Anyway, both are types of boats I've sailed myself, and love dearly. But have enough humility to easily accept I could never sail them to anywhere near the extremes these guys did. But I don't have to. They showed me what could be done, and a most fundamental level, showed me what I can aspire to myself.


But I digress. Or perhaps just evade and delay. One of the principles Frank Dye held, I'm sure I remember reading, was that you shouldn't expect anybody to come and rescue you from anything you couldn't rescue yourself from.

I admire that sentiment. I identify with it.

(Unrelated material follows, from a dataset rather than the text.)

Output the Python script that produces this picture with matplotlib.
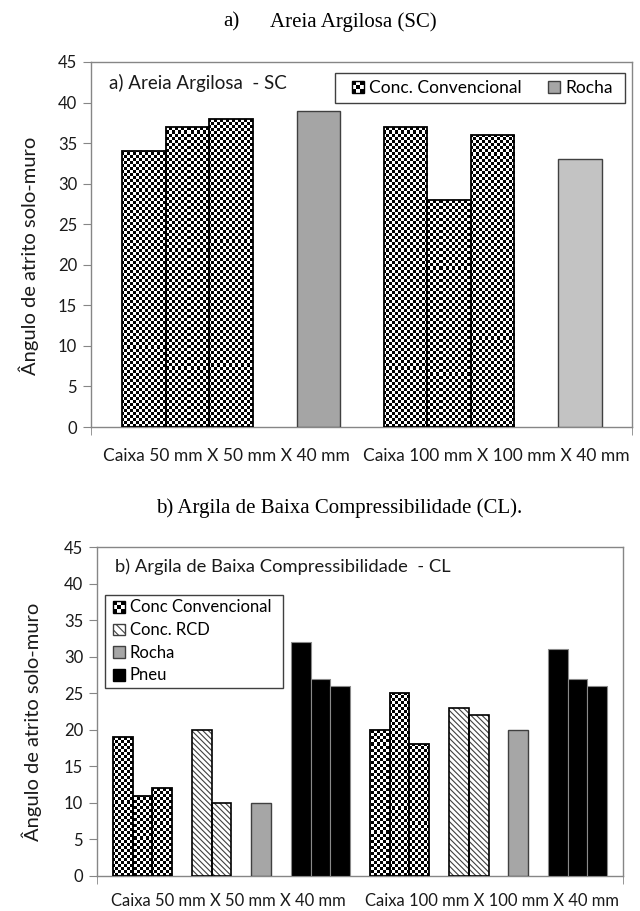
import numpy as np
import matplotlib.pyplot as plt
from matplotlib.patches import Rectangle, Patch
from matplotlib.legend_handler import HandlerBase

plt.rcParams['font.family'] = ['Lato', 'DejaVu Sans']
plt.rcParams['hatch.linewidth'] = 0.8

# valores do ângulo de atrito solo-muro (graus)
caixas = ["Caixa 50 mm X 50 mm X 40 mm", "Caixa 100 mm X 100 mm X 40 mm"]
conc_sc = [[34, 37, 38], [37, 28, 36]]
rocha_sc = [39, 33]
conc_cl = [[19, 11, 12], [20, 25, 18]]
rcd_cl = [[20, 10], [23, 22]]
rocha_cl = [10, 20]
pneu_cl = [[32, 27, 26], [31, 27, 26]]

W, H = 640, 911
AXCOL = '#868686'
TXT = '#1a1a1a'
HATCH_RCD = '\\' * 6


def px(x, y):
    return x / W, 1 - y / H


def posicoes(tamanhos, inicio):
    # barras de cada material ficam juntas, com um espaço de uma barra entre grupos
    x = inicio
    res = []
    for n in tamanhos:
        res.append(x + np.arange(n))
        x += n + 1
    return res


def xadrez(ax, barras, cel=3.0):
    bb = ax.get_window_extent()
    ny, nx = int(bb.height / cel), int(bb.width / cel)
    tab = np.indices((ny, nx)).sum(axis=0) % 2
    ext = (*ax.get_xlim(), *ax.get_ylim())
    for b in barras:
        im = ax.imshow(tab, cmap='gray', vmin=0, vmax=1, extent=ext,
                       interpolation='nearest', aspect='auto', zorder=2)
        im.set_clip_path(b)


class HandlerXadrez(HandlerBase):
    def create_artists(self, legend, orig_handle, xdescent, ydescent,
                       width, height, fontsize, trans):
        s = min(width, height)
        x0 = -xdescent + (width - s) / 2
        y0 = -ydescent + (height - s) / 2
        n = 3
        c = s / n
        arts = [Rectangle((x0, y0), s, s, facecolor='white', lw=0, transform=trans)]
        for i in range(n):
            for j in range(n):
                if (i + j) % 2 == 0:
                    arts.append(Rectangle((x0 + i * c, y0 + j * c), c, c,
                                          facecolor='black', lw=0, transform=trans))
        arts.append(Rectangle((x0, y0), s, s, facecolor='none', edgecolor='black',
                              lw=1, transform=trans))
        return arts


def caixa_legenda(ax, x0, x1, y0, y1):
    # moldura da legenda em pixels da figura
    fig = ax.figure
    r = Rectangle(px(x0, y1), (x1 - x0) / W, (y1 - y0) / H, transform=fig.transFigure,
                  facecolor='white', edgecolor='#404040', lw=1, zorder=4.5)
    ax.add_patch(r)
    r.set_clip_on(False)


def estilo(ax, xmax, pad, fs):
    ax.set_xlim(0, xmax)
    ax.set_ylim(0, 45)
    ax.set_yticks(range(0, 46, 5))
    for s in ax.spines.values():
        s.set_color(AXCOL)
        s.set_linewidth(1)
    ax.tick_params(axis='y', direction='out', length=6, color=AXCOL,
                   labelsize=12, pad=4, labelcolor=TXT)
    ax.set_xticks([xmax / 4, 3 * xmax / 4], caixas)
    ax.tick_params(axis='x', which='major', length=0, labelsize=fs,
                   pad=pad, labelcolor=TXT)
    ax.set_xticks([0, xmax], minor=True)
    ax.tick_params(axis='x', which='minor', direction='out', length=6, color=AXCOL)


fig = plt.figure(figsize=(W / 100, H / 100), dpi=100)
ax1 = fig.add_axes([91 / W, 1 - 427 / H, 541 / W, 365 / H])
ax2 = fig.add_axes([97 / W, 1 - 876 / H, 526 / W, 329 / H])

# a) Areia argilosa
xmax1 = 12.42
p1 = posicoes([3, 1, 3, 1], 0.72)
estilo(ax1, xmax1, 15, 12.5)
conc_bars = []
for xs, vals in zip([p1[0], p1[2]], conc_sc):
    conc_bars += list(ax1.bar(xs, vals, width=1, align='edge', facecolor='none',
                              edgecolor='black', lw=1.3, zorder=3))
xadrez(ax1, conc_bars)
ax1.bar(p1[1], rocha_sc[0], width=1, align='edge', color='#a5a5a5',
        edgecolor='#404040', lw=1, zorder=3)
ax1.bar(p1[3], rocha_sc[1], width=1, align='edge', color='#c3c3c3',
        edgecolor='#404040', lw=1, zorder=3)

h_conc = Patch(label='Conc. Convencional')
h_rocha = Patch(facecolor='#a6a6a6', edgecolor='#404040', label='Rocha')
caixa_legenda(ax1, 335, 625, 73, 103)
ax1.legend(handles=[h_conc, h_rocha], handler_map={h_conc: HandlerXadrez()},
           loc='center', bbox_to_anchor=px(482, 88), bbox_transform=fig.transFigure,
           ncol=2, fontsize=12.5, handlelength=0.7, handleheight=0.7,
           handletextpad=0.3, columnspacing=1.5, borderpad=0, borderaxespad=0,
           frameon=False)
ax1.text(*px(109, 83), 'a) Areia Argilosa  - SC', transform=fig.transFigure,
         fontsize=13.5, va='center', ha='left', color=TXT)

# b) Argila de baixa compressibilidade
xmax2 = 26.6
p2 = posicoes([3, 2, 1, 3, 3, 2, 1, 3], 0.8)
estilo(ax2, xmax2, 12, 12)
conc_bars = []
for xs, vals in zip([p2[0], p2[4]], conc_cl):
    conc_bars += list(ax2.bar(xs, vals, width=1, align='edge', facecolor='none',
                              edgecolor='black', lw=1.3, zorder=3))
xadrez(ax2, conc_bars)
for xs, vals in zip([p2[1], p2[5]], rcd_cl):
    ax2.bar(xs, vals, width=1, align='edge', facecolor='white', edgecolor='#404040',
            hatch=HATCH_RCD, lw=0, zorder=3)
    ax2.bar(xs, vals, width=1, align='edge', facecolor='none', edgecolor='black',
            lw=1.2, zorder=4)
for xs, v in zip([p2[2], p2[6]], rocha_cl):
    ax2.bar(xs, v, width=1, align='edge', color='#a6a6a6', edgecolor='#404040',
            lw=1, zorder=3)
for xs, vals in zip([p2[3], p2[7]], pneu_cl):
    ax2.bar(xs, vals, width=1, align='edge', color='black', edgecolor='#8a8a8a',
            lw=0.8, zorder=3)

h_conc2 = Patch(label='Conc Convencional')
h_rcd = Patch(facecolor='white', edgecolor='#404040', hatch='\\\\\\\\', label='Conc. RCD')
h_rocha2 = Patch(facecolor='#a6a6a6', edgecolor='#404040', label='Rocha')
h_pneu = Patch(facecolor='black', edgecolor='black', label='Pneu')
caixa_legenda(ax2, 105, 283, 595, 688)
ax2.legend(handles=[h_conc2, h_rcd, h_rocha2, h_pneu],
           handler_map={h_conc2: HandlerXadrez()},
           loc='center left', bbox_to_anchor=px(113, 641.5), bbox_transform=fig.transFigure,
           fontsize=12, handlelength=0.7, handleheight=0.7,
           handletextpad=0.3, labelspacing=0.4, borderpad=0, borderaxespad=0,
           frameon=False)
ax2.text(*px(115, 567), 'b) Argila de Baixa Compressibilidade  - CL',
         transform=fig.transFigure, fontsize=13.2, va='center', ha='left', color=TXT)

# eixo y e títulos das figuras
fig.text(*px(29, 256), 'Ângulo de atrito solo-muro', rotation=90, fontsize=14.5,
         ha='center', va='center', color=TXT)
fig.text(*px(32, 722), 'Ângulo de atrito solo-muro', rotation=90, fontsize=14.5,
         ha='center', va='center', color=TXT)

serif = ['Liberation Serif', 'DejaVu Serif']
fig.text(*px(223, 22), 'a)', family=serif, fontsize=15, va='center', ha='left')
fig.text(*px(270, 22), 'Areia Argilosa (SC)', family=serif, fontsize=15,
         va='center', ha='left')
fig.text(*px(156, 508), 'b) Argila de Baixa Compressibilidade (CL).', family=serif,
         fontsize=15, va='center', ha='left')

fig.savefig('out.png', dpi=100)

This Sunday just gone, sailing across the Bristol Channel from Cardiff to Watchet, I put myself, my boat and the people sailing with me in a position where I had to call for help. I'm not proud of that. Far from it.


I am very grateful that help came. Between our Coastguard and the RNLI, close to a score of folks put themselves out of their way on a Sunday afternoon to bring myself, Dad, my wife Nikki and our boat home safe to port after we started taking on water less that three miles from our destination.

And we are safe. We and the boat are back in Penarth; two days later with the timely and expedient help of our local marine engineers the problem is fixed and we're ready to go again, except the weather has closed in and we're now storm-bound until at least Friday.


I think Padstow is now definitely off the table. But we still have another week, so shall certainly make Ilfracombe, and hopefully Tenby before it's time to turn back.

Although having screwed it up once now, the idea of going back out there is a little akin to getting back on the horse that's thrown you. But it's got be done.